In his contract review, Jurado concluded that the construction of the sports facilities was actually a Build-and-Transfer scheme disguised as a joint venture agreement. Jurado said this should have undergone a public bidding process, my gulay!

He likewise opposed Section 8 of the JVA as it required the BCDA to reimburse the Malaysian firm all the expenses, which the latter could spend, in addition to receiving the share of the profits.

He directed the BCDA to revise Section 8 to comply with the applicable laws, and suggested that BCDA not reimburse MTD for construction costs.

Jurado, not convinced of the legality of the intended joint venture, did not issue the necessary Counsel’s Opinion that would have allowed BCDA to continue with the intended transaction.

And yet, on February 22, 2018, despite the absence of said Counsel’s Opinion, the BCDA still proceeded with the JVA with MTD. Santa Banana, worse, it appears that the deal actually had an insertion or a new provision, which granted MTD an additional amount of P2.490 billion described by the BCDA as “reasonable costs and returns” for the construction of the sports facilities.

My gulay, this means that the total contract price ballooned to P11 billion. The Malaysian company never had it so good! I also asked – what was in it for the BCDA?

My nephew was eventually removed as Government Corporate Counsel in May 2018.

On October 2, 2018, the new counsel, Elpidio Vega, took over and eventually issued a new legal opinion or contract review on behalf of BCDA, saying that the JVA was legal and above board. Just how the deal became this, I have no idea.

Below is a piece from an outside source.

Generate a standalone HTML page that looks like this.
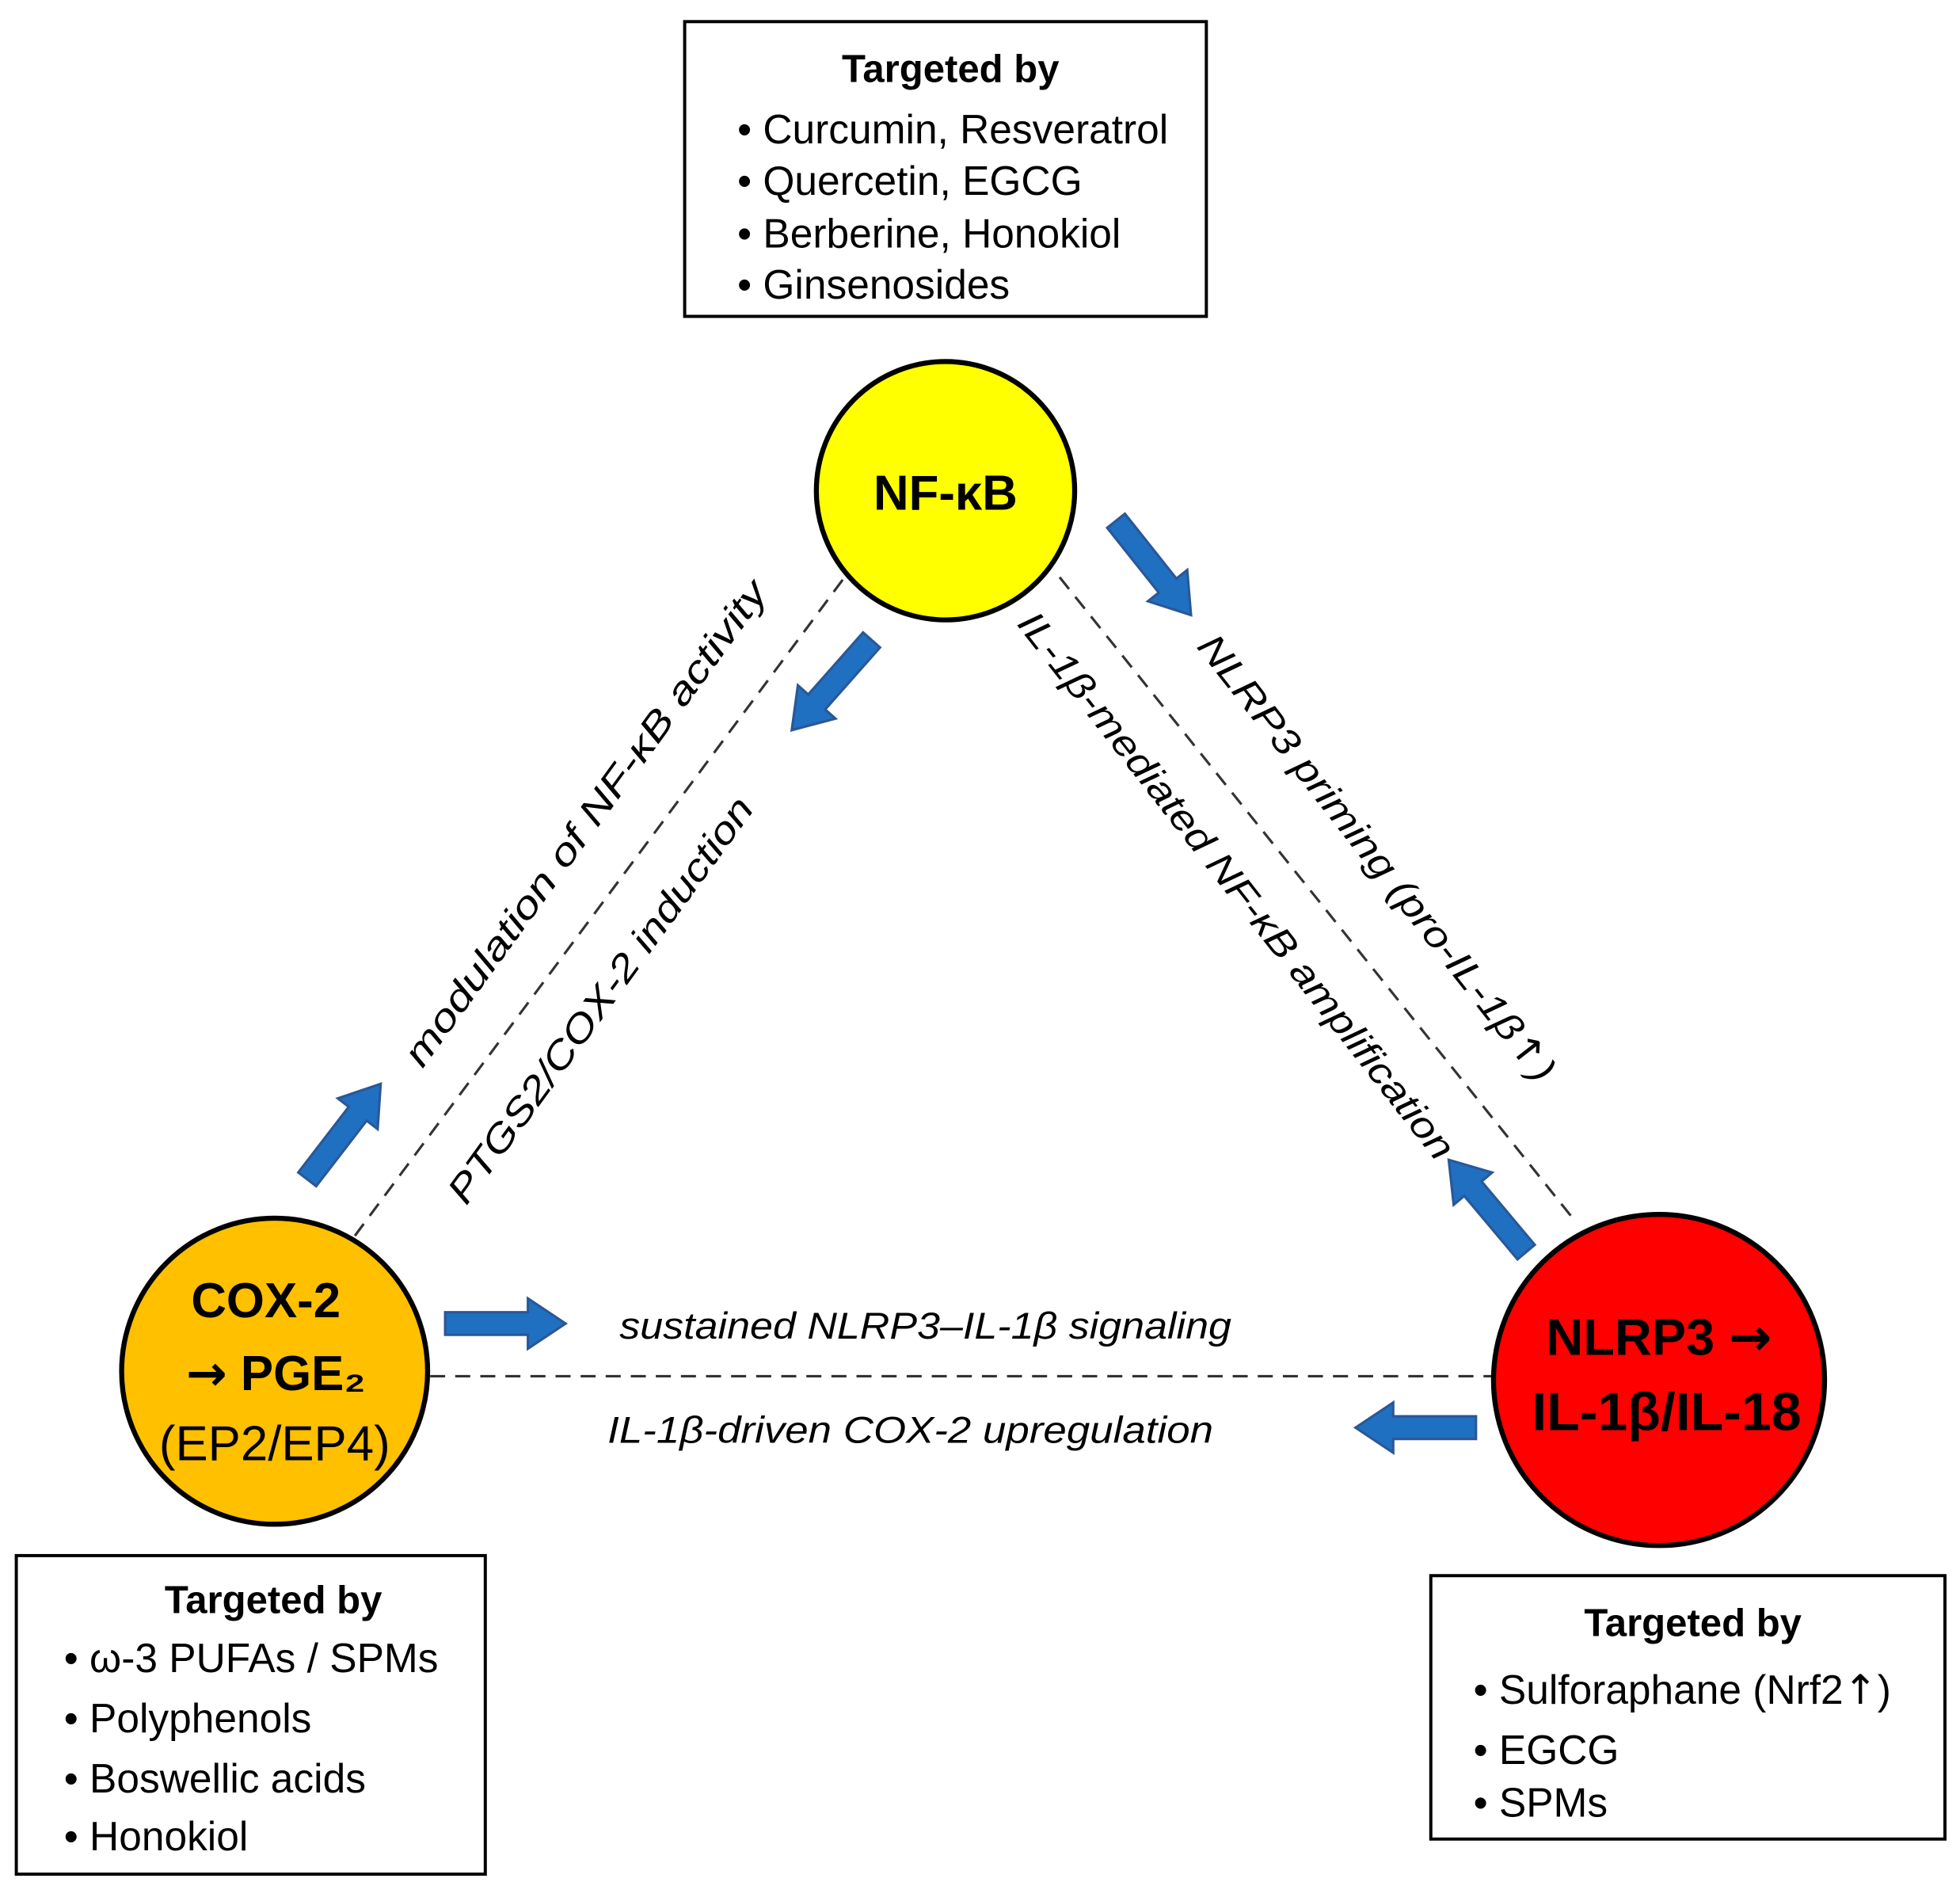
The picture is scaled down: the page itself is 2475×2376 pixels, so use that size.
<!DOCTYPE html>
<html><head><meta charset="utf-8"><style>
html,body{margin:0;padding:0;background:#fff}
svg{display:block}
text{font-family:"Liberation Sans","DejaVu Sans",sans-serif;fill:#000}
.it{font-style:italic;font-size:30px}
.bx{font-size:32.5px}
.tt{font-size:31px;font-weight:bold}
.dv{font-family:"DejaVu Sans",sans-serif}
</style></head><body>
<svg width="2475" height="2376" viewBox="0 0 1563 1500" xmlns="http://www.w3.org/2000/svg">
<defs>
<path id="ar" d="M0,-9 L66,-9 L66,-20 L96,0 L66,20 L66,9 L0,9 Z" fill="#1F70C1" stroke="#2B5797" stroke-width="2"/>
</defs>
<g stroke="#333" stroke-width="2" stroke-dasharray="12,8" fill="none">
<line x1="672" y1="462" x2="283" y2="985"/>
<line x1="845" y1="460" x2="1255" y2="972"/>
<line x1="343" y1="1097" x2="1190" y2="1097"/>
</g>
<g fill="#fff" stroke="#000" stroke-width="2.5">
<rect x="546" y="17" width="416" height="235"/>
<rect x="13" y="1240" width="374" height="254"/>
<rect x="1141" y="1256" width="410" height="210"/>
</g>
<text class="tt" x="758" y="65" text-anchor="middle">Targeted by</text>
<g class="bx">
<text x="588" y="114">• Curcumin, Resveratrol</text>
<text x="588" y="155">• Quercetin, EGCG</text>
<text x="588" y="197">• Berberine, Honokiol</text>
<text x="588" y="238">• Ginsenosides</text>
</g>
<text class="tt" x="218" y="1286" text-anchor="middle">Targeted by</text>
<g class="bx">
<text x="51" y="1333">• ω-3 PUFAs / SPMs</text>
<text x="51" y="1381">• Polyphenols</text>
<text x="51" y="1429">• Boswellic acids</text>
<text x="51" y="1475">• Honokiol</text>
</g>
<text class="tt" x="1350" y="1304" text-anchor="middle">Targeted by</text>
<g class="bx">
<text x="1175" y="1358">• Sulforaphane (Nrf2<tspan class="dv">↑</tspan>)</text>
<text x="1175" y="1406">• EGCG</text>
<text x="1175" y="1448">• SPMs</text>
</g>
<circle cx="754" cy="391" r="103" fill="#FFFF00" stroke="#000" stroke-width="4"/>
<text x="754" y="406" text-anchor="middle" style="font-size:39px;font-weight:bold">NF-κB</text>
<circle cx="219" cy="1093" r="122" fill="#FFC000" stroke="#000" stroke-width="4"/>
<text x="212" y="1050" text-anchor="middle" style="font-size:39px;font-weight:bold">COX-2</text>
<text x="220" y="1108" text-anchor="middle" style="font-size:39px;font-weight:bold"><tspan class="dv">→</tspan> PGE₂</text>
<text x="219" y="1164" text-anchor="middle" style="font-size:39px">(EP2/EP4)</text>
<circle cx="1323" cy="1100" r="132" fill="#FF0000" stroke="#000" stroke-width="4"/>
<text x="1323" y="1080" text-anchor="middle" style="font-size:41px;font-weight:bold">NLRP3 <tspan class="dv">→</tspan></text>
<text x="1329" y="1140" text-anchor="middle" style="font-size:43px;font-weight:bold">IL-1β/IL-18</text>
<use href="#ar" transform="translate(890,415) rotate(51.5)"/>
<use href="#ar" transform="translate(695,510) rotate(131.5)"/>
<use href="#ar" transform="translate(245,940) rotate(-52.4)"/>
<use href="#ar" transform="translate(355,1055) rotate(0)"/>
<use href="#ar" transform="translate(1217,998) rotate(-130)"/>
<use href="#ar" transform="translate(1177,1138) rotate(180)"/>
<text class="it" text-anchor="middle" textLength="470" lengthAdjust="spacingAndGlyphs" transform="translate(475,662) rotate(-54)">modulation of NF-κB activity</text>
<text class="it" text-anchor="middle" textLength="392" lengthAdjust="spacingAndGlyphs" transform="translate(487,803) rotate(-54)">PTGS2/COX-2 induction</text>
<text class="it" text-anchor="middle" textLength="545" lengthAdjust="spacingAndGlyphs" transform="translate(978,712) rotate(52)">IL-1β-mediated NF-κB amplification</text>
<text class="it" text-anchor="middle" textLength="443" lengthAdjust="spacingAndGlyphs" transform="translate(1090,690) rotate(52)">NLRP3 priming (pro-IL-1β<tspan class="dv">↑</tspan>)</text>
<text class="it" x="738" y="1067" text-anchor="middle" textLength="488" lengthAdjust="spacingAndGlyphs">sustained NLRP3–IL-1β signaling</text>
<text class="it" x="726" y="1150" text-anchor="middle" textLength="483" lengthAdjust="spacingAndGlyphs">IL-1β-driven COX-2 upregulation</text>
</svg>
</body></html>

Note that the BCDA has given no answer. It has not yet responded to questions why it proceeded to execute the JVA despite the absence of the necessary counsel’s opinion.

Going back to the Senate hearing early this week, when Senator Binay questioned Vince Dizon on the COA report that the BCDA committed an act prejudicial to the government with this agreement, a GMA report said that Dizon proceeded with the JVA was because the Office of the Government Corporate Counsel, under Vega, had confirmed its legality.

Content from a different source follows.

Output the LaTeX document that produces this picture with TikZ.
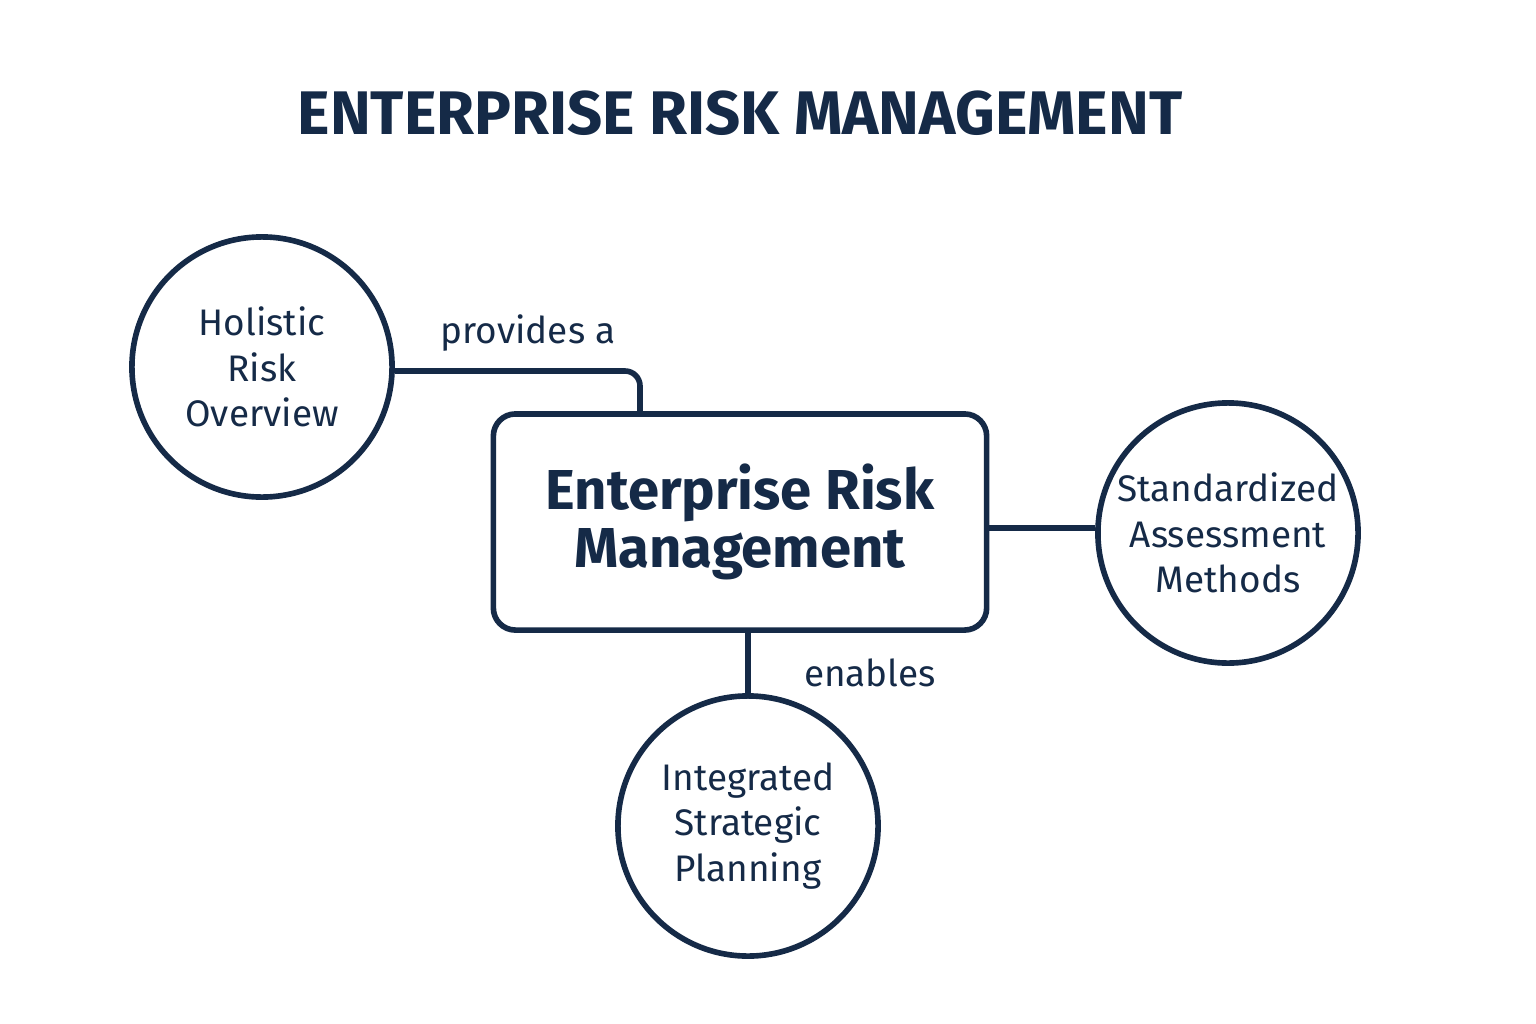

This is where I smelled a rat again. How could they defend the deal as legal and above board? Perhaps Vega should explain himself. What made him reverse the opinion of his immediate predecessor?

Just for the record, there was no Malaysian money used in the JVA. The Malaysian firm was able to borrow P9.5 billion from the Development Bank of the Philippines. This is why I also earlier asked what the collateral was. And it did not even spend all of that in the project – where did the rest of the money go?

I urged the Ombudsman to look into this deal, but there was no response to this. I also urged the President to ask his own questions about this JVA, but he seems to have turned deaf. Why?

With pressing questions about this deal, how can he make us believe in his anti-corruption campaign?

The Senate should be asking Dizon more questions.